The device (Arduino, ESP8266 etc.) which responds to the request needs to parse the topic and reply to it. The following code shows how to implement the handler.

// If using the MQTT client PubSubClient it must be ensured 
// that the request topic for each method is subscribed like the following.
mqttClient.subscribe("MQTTnet.RPC/+/ping");
mqttClient.subscribe("MQTTnet.RPC/+/do_something");

// It is not allowed to change the structure of the topic.
// Otherwise RPC will not work.
// So method names can be separated using an _ or . but no +, # or /.
// If it is required to distinguish between devices
// own rules can be defined like the following:
mqttClient.subscribe("MQTTnet.RPC/+/deviceA.ping");
mqttClient.subscribe("MQTTnet.RPC/+/deviceB.ping");
mqttClient.subscribe("MQTTnet.RPC/+/deviceC.getTemperature");

// Within the callback of the MQTT client the topic must be checked
// if it belongs to MQTTnet RPC. The following code shows one
// possible way of doing this.
void mqtt_Callback(char *topic, byte *payload, unsigned int payloadLength)
{
	String topicString = String(topic);

	if (topicString.startsWith("MQTTnet.RPC/")) {
		String responseTopic = topicString + String("/response");

		if (topicString.endsWith("/deviceA.ping")) {
			mqtt_publish(responseTopic, "pong", false);
			return;
		}
	}
}

// Important notes:
// ! Do not send response message with the _retain_ flag set to true.
// ! All required data for a RPC call and the result must be placed into the payload.

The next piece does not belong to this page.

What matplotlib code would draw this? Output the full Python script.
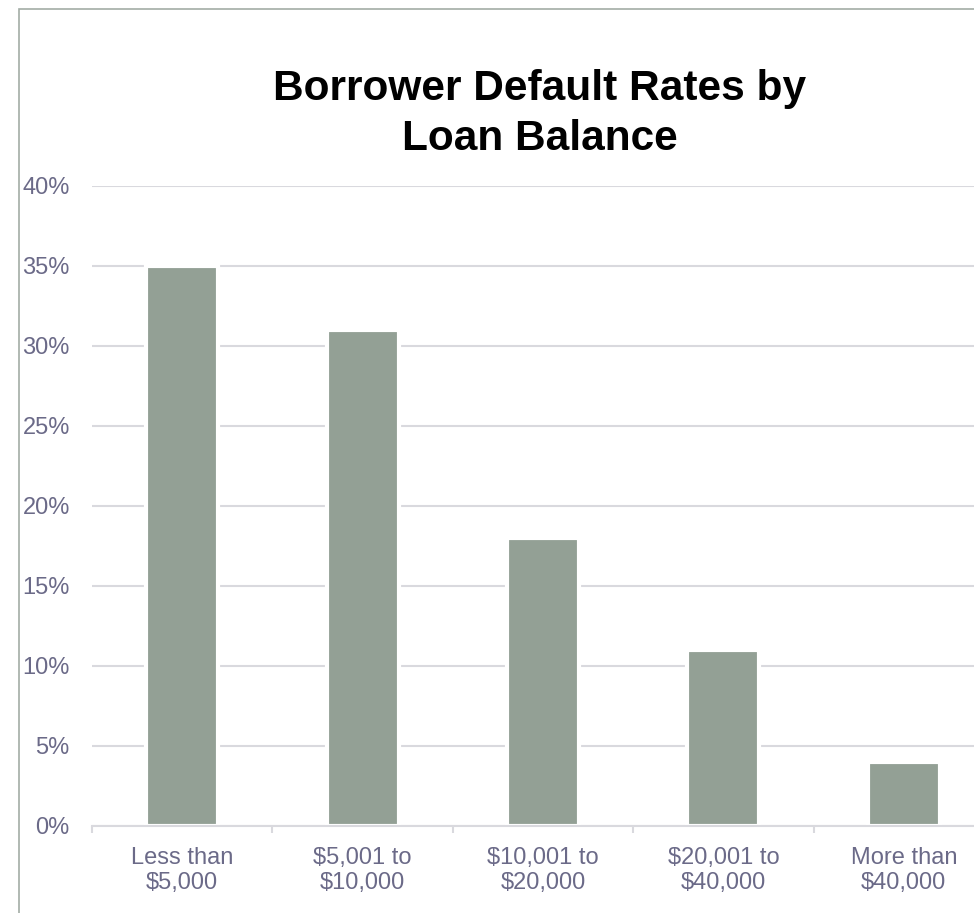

Connecting with Amazon AWS

Due to a known issue with WebSocket implementation for .NET it is not possible to connect with Amazon AWS with MQTTnet because it relies on the .NET implementation of WebSockets.

But there is a sample available which shows how to use a different transport layer implementation.

https://github.com/aws-samples/aws-iot-core-dotnet-app-mqtt-over-websockets-sigv4

Using the client in ASP.NET Core

When using the client there is no difference between the .Net Framework, .Net Core or ASP.NET Core. The configuration above applies. The client cannot be made available using dependency injection.